WOCMES – Barcelona, Spain, July 2010

Religion & the State

This panel reflected some of the religion and state emphases of ICMES. ICMES Board member Ibrahim Abu-Rabi‘ gave a paper which considered Islamism as a multifaceted phenomenon in the contemporary Arab world intent on challenging the post-World War Two political order.  Abu-Rabi‘ argued that Islamism is anti-imperialist in nature and utilizes terminology and concepts of the radical Left.  ICMES Secretary Issam M. Saliba gave a paper discussing the legal foundations of constitutional theory articulated by certain scholars in support of the Islamic State, reviewed some historical evidence, and pinpointed minority views that do not subscribe to the integral connection between political governance and divine dictates.  ICMES President Norton Mezvinsky gave a paper which presented an overview and analysis of differing positions within traditional Judaism regarding belief in a biblical promise of land to the Jews.  Mezvinsky related these differing emphases to the current State of Israel and the Palestinian–Israeli conflict.

Ending an Iraqi State

This panel, chaired by Tareq Ismael, provided a critical assessment in both theoretical and policy terms of the U.S. objective of “state-ending” in Iraq.
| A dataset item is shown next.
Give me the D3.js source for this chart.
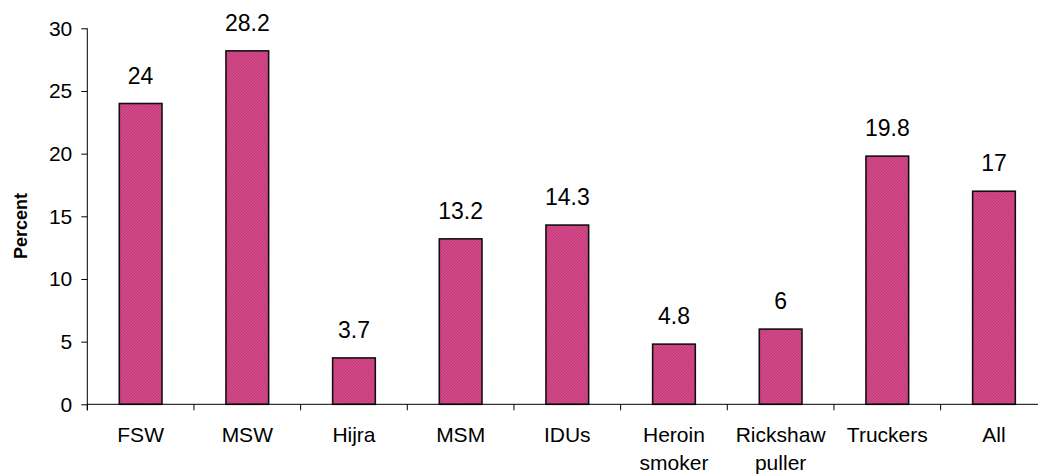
<!DOCTYPE html>
<html>
<head>
<meta charset="utf-8">
<script src="https://cdn.jsdelivr.net/npm/d3@7"></script>
<style>
  html, body { margin: 0; padding: 0; background: #fff; }
  svg { display: block; font-family: "Liberation Sans", Arial, sans-serif; }
</style>
</head>
<body>
<svg id="chart" width="1038" height="476"></svg>
<script>
const categories = [["FSW"], ["MSW"], ["Hijra"], ["MSM"], ["IDUs"], ["Heroin", "smoker"], ["Rickshaw", "puller"], ["Truckers"], ["All"]];
const values = [24, 28.2, 3.7, 13.2, 14.3, 4.8, 6, 19.8, 17];
const valueLabels = ["24", "28.2", "3.7", "13.2", "14.3", "4.8", "6", "19.8", "17"];
const yTicks = [0, 5, 10, 15, 20, 25, 30];
const yTitle = "Percent";

const svg = d3.select("#chart");
const keys = categories.map(c => c.join(" "));

const x = d3.scaleBand().domain(keys).range([87.3, 1047.3]).paddingInner(0.6).paddingOuter(0.3);
const y = d3.scaleLinear().domain([0, 30]).range([404.3, 28.3]);

// hatch pattern
const defs = svg.append("defs");
const pat = defs.append("pattern").attr("id", "hatch").attr("patternUnits", "userSpaceOnUse")
  .attr("width", 3).attr("height", 3);
pat.append("rect").attr("width", 3).attr("height", 3).attr("fill", "#d4478a");
pat.append("path").attr("d", "M0,3 L3,0").attr("stroke", "#b93a6f").attr("stroke-width", 0.8);

// bars
svg.selectAll("rect.bar").data(values).enter().append("rect")
  .attr("class", "bar")
  .attr("x", (d, i) => x(keys[i]))
  .attr("y", d => y(d))
  .attr("width", x.bandwidth())
  .attr("height", d => y(0) - y(d))
  .attr("fill", "url(#hatch)")
  .attr("stroke", "#111")
  .attr("stroke-width", 1.6);

// value labels
svg.selectAll("text.val").data(values).enter().append("text")
  .attr("class", "val")
  .attr("x", (d, i) => x(keys[i]) + x.bandwidth() / 2)
  .attr("y", d => y(d) - 20)
  .attr("text-anchor", "middle")
  .attr("font-size", 23)
  .attr("fill", "#000")
  .text((d, i) => valueLabels[i]);

// y axis
const yAxis = svg.append("g").attr("transform", "translate(87.3,0)")
  .call(d3.axisLeft(y).tickValues(yTicks).tickSize(6).tickPadding(9).tickSizeOuter(0));
yAxis.selectAll("text").attr("font-size", 21).attr("font-family", "Liberation Sans, Arial, sans-serif").attr("fill", "#000");
yAxis.select(".domain").remove();
yAxis.selectAll("line").attr("stroke", "#000");
svg.append("line").attr("x1", 87.3).attr("x2", 87.3).attr("y1", y(30)).attr("y2", y(0) + 6)
  .attr("stroke", "#000").attr("stroke-width", 1);

// x axis
svg.append("line").attr("x1", 87.3).attr("x2", 1047.3).attr("y1", y(0)).attr("y2", y(0))
  .attr("stroke", "#000").attr("stroke-width", 1);
const step = x.step();
const half = (step - x.bandwidth()) / 2;
const boundaries = keys.map(k => x(k) - half).concat([x(keys[keys.length - 1]) + x.bandwidth() + half]);
svg.selectAll("line.xtick").data(boundaries).enter().append("line")
  .attr("class", "xtick")
  .attr("x1", d => d).attr("x2", d => d)
  .attr("y1", y(0)).attr("y2", y(0) + 6)
  .attr("stroke", "#000");

// category labels
const cat = svg.selectAll("text.cat").data(categories).enter().append("text")
  .attr("class", "cat")
  .attr("x", (d, i) => x(keys[i]) + x.bandwidth() / 2)
  .attr("y", 441.5)
  .attr("text-anchor", "middle")
  .attr("font-size", 21)
  .attr("fill", "#000");
cat.each(function(d, i) {
  const t = d3.select(this);
  const cx = x(keys[i]) + x.bandwidth() / 2;
  d.forEach((line, j) => {
    t.append("tspan").attr("x", cx).attr("dy", j === 0 ? 0 : 28).text(line);
  });
});

// y title
svg.append("text")
  .attr("transform", "translate(26.5,226) rotate(-90)")
  .attr("text-anchor", "middle")
  .attr("font-size", 18)
  .attr("font-weight", "bold")
  .attr("fill", "#000")
  .text(yTitle);
</script>
</body>
</html>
The panel focused on this concept and its unforeseen but foreseeable consequences for Iraqis and the region.  Attention was given to the ways “state-ending” challenges standard ways of understanding foreign policy and provides a reasonable metric for ascribing responsibility for the high human and cultural costs of the American-led invasion. The invasion and toppling of Saddam Hussein is now routinely spoken of as a U.S. foreign policy success that provides a model for action elsewhere in the region. The panel assessed the costs and consequences of a policy of state-ending.  The first paper, “State-Ending: What the Iraqi ‘Success’ Really Means,” by ICMES Board member Raymond W. Baker, aimed to bring this animating concept of “state-ending” into full view and to use this clearly articulated U.S. war aim as a measure for the “success” of the U.S.-led Iraqi invasion. Particular attention is paid to the human and cultural consequences of the invasion and post-invasion remaking of Iraq, alongside the standard geopolitical assessment.  The second paper, “Ruination: Cultivating Sectarianism in the Ruins of Iraq,” by Tareq Ismael, explored a major consequence of the U.S. invasion and devastation of Iraq: the rise of militant sectarianism. The implications of the new sectarianism were explored in its Iraqi, regional, and global implications. What exactly has U.S. policy wrought and with what implications for Iraqis and the region? This paper aimed to critically examine the standard account of Iraqi political culture and to distinguish differing forms of sectarianism in Iraqi political history, separating the phenomenon of social or folkloric sectarianism from political sectarianism.